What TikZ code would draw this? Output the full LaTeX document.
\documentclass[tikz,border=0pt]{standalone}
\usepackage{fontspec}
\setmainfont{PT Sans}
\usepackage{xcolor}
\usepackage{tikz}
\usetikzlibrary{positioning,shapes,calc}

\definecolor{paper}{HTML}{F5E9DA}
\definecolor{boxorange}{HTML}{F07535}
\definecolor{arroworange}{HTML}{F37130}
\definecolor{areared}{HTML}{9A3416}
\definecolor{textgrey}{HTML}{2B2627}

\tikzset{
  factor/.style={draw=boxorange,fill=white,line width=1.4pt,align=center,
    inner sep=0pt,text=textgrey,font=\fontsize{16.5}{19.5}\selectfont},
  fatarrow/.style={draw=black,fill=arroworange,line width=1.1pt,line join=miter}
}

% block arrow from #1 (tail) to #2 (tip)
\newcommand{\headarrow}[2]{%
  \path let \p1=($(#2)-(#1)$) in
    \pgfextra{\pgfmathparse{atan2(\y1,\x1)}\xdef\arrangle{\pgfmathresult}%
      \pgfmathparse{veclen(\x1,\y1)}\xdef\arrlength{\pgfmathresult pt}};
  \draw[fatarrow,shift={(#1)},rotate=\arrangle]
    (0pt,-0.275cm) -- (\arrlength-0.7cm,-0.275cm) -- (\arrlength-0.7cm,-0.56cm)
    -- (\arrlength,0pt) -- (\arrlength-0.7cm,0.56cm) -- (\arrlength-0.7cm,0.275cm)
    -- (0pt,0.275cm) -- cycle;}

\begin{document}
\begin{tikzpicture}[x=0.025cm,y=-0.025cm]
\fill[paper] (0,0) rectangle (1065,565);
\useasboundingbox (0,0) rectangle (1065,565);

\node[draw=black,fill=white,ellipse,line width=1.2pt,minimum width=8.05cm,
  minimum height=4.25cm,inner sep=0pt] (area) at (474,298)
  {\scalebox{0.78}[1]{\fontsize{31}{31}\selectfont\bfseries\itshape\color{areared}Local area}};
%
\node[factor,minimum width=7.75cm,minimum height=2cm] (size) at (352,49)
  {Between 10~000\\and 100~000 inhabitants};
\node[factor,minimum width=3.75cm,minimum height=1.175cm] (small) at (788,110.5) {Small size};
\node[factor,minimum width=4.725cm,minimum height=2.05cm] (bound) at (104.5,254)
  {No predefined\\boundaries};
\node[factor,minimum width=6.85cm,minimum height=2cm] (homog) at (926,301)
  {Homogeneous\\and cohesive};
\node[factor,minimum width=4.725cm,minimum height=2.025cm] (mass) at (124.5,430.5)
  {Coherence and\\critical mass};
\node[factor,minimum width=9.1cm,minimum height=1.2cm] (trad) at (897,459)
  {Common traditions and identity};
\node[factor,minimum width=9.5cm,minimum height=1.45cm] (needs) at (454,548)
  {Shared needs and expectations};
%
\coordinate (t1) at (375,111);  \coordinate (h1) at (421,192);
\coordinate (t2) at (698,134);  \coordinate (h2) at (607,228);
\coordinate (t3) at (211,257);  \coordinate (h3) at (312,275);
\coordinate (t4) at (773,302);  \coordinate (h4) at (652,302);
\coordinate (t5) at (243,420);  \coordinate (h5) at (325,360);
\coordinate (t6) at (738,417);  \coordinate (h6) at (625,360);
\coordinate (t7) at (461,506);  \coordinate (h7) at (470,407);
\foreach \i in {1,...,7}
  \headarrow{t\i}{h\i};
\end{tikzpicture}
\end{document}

____________________

Task statement = Copy the material above back out, exactly as written.

Answer below =
What TikZ code would draw this? Output the full LaTeX document.
\documentclass[tikz,border=0pt]{standalone}
\usepackage{fontspec}
\setmainfont{PT Sans}
\usepackage{xcolor}
\usepackage{tikz}
\usetikzlibrary{positioning,shapes,calc}

\definecolor{paper}{HTML}{F5E9DA}
\definecolor{boxorange}{HTML}{F07535}
\definecolor{arroworange}{HTML}{F37130}
\definecolor{areared}{HTML}{9A3416}
\definecolor{textgrey}{HTML}{2B2627}

\tikzset{
  factor/.style={draw=boxorange,fill=white,line width=1.4pt,align=center,
    inner sep=0pt,text=textgrey,font=\fontsize{16.5}{19.5}\selectfont},
  fatarrow/.style={draw=black,fill=arroworange,line width=1.1pt,line join=miter}
}

% block arrow from #1 (tail) to #2 (tip)
\newcommand{\headarrow}[2]{%
  \path let \p1=($(#2)-(#1)$) in
    \pgfextra{\pgfmathparse{atan2(\y1,\x1)}\xdef\arrangle{\pgfmathresult}%
      \pgfmathparse{veclen(\x1,\y1)}\xdef\arrlength{\pgfmathresult pt}};
  \draw[fatarrow,shift={(#1)},rotate=\arrangle]
    (0pt,-0.275cm) -- (\arrlength-0.7cm,-0.275cm) -- (\arrlength-0.7cm,-0.56cm)
    -- (\arrlength,0pt) -- (\arrlength-0.7cm,0.56cm) -- (\arrlength-0.7cm,0.275cm)
    -- (0pt,0.275cm) -- cycle;}

\begin{document}
\begin{tikzpicture}[x=0.025cm,y=-0.025cm]
\fill[paper] (0,0) rectangle (1065,565);
\useasboundingbox (0,0) rectangle (1065,565);

\node[draw=black,fill=white,ellipse,line width=1.2pt,minimum width=8.05cm,
  minimum height=4.25cm,inner sep=0pt] (area) at (474,298)
  {\scalebox{0.78}[1]{\fontsize{31}{31}\selectfont\bfseries\itshape\color{areared}Local area}};
%
\node[factor,minimum width=7.75cm,minimum height=2cm] (size) at (352,49)
  {Between 10~000\\and 100~000 inhabitants};
\node[factor,minimum width=3.75cm,minimum height=1.175cm] (small) at (788,110.5) {Small size};
\node[factor,minimum width=4.725cm,minimum height=2.05cm] (bound) at (104.5,254)
  {No predefined\\boundaries};
\node[factor,minimum width=6.85cm,minimum height=2cm] (homog) at (926,301)
  {Homogeneous\\and cohesive};
\node[factor,minimum width=4.725cm,minimum height=2.025cm] (mass) at (124.5,430.5)
  {Coherence and\\critical mass};
\node[factor,minimum width=9.1cm,minimum height=1.2cm] (trad) at (897,459)
  {Common traditions and identity};
\node[factor,minimum width=9.5cm,minimum height=1.45cm] (needs) at (454,548)
  {Shared needs and expectations};
%
\coordinate (t1) at (375,111);  \coordinate (h1) at (421,192);
\coordinate (t2) at (698,134);  \coordinate (h2) at (607,228);
\coordinate (t3) at (211,257);  \coordinate (h3) at (312,275);
\coordinate (t4) at (773,302);  \coordinate (h4) at (652,302);
\coordinate (t5) at (243,420);  \coordinate (h5) at (325,360);
\coordinate (t6) at (738,417);  \coordinate (h6) at (625,360);
\coordinate (t7) at (461,506);  \coordinate (h7) at (470,407);
\foreach \i in {1,...,7}
  \headarrow{t\i}{h\i};
\end{tikzpicture}
\end{document}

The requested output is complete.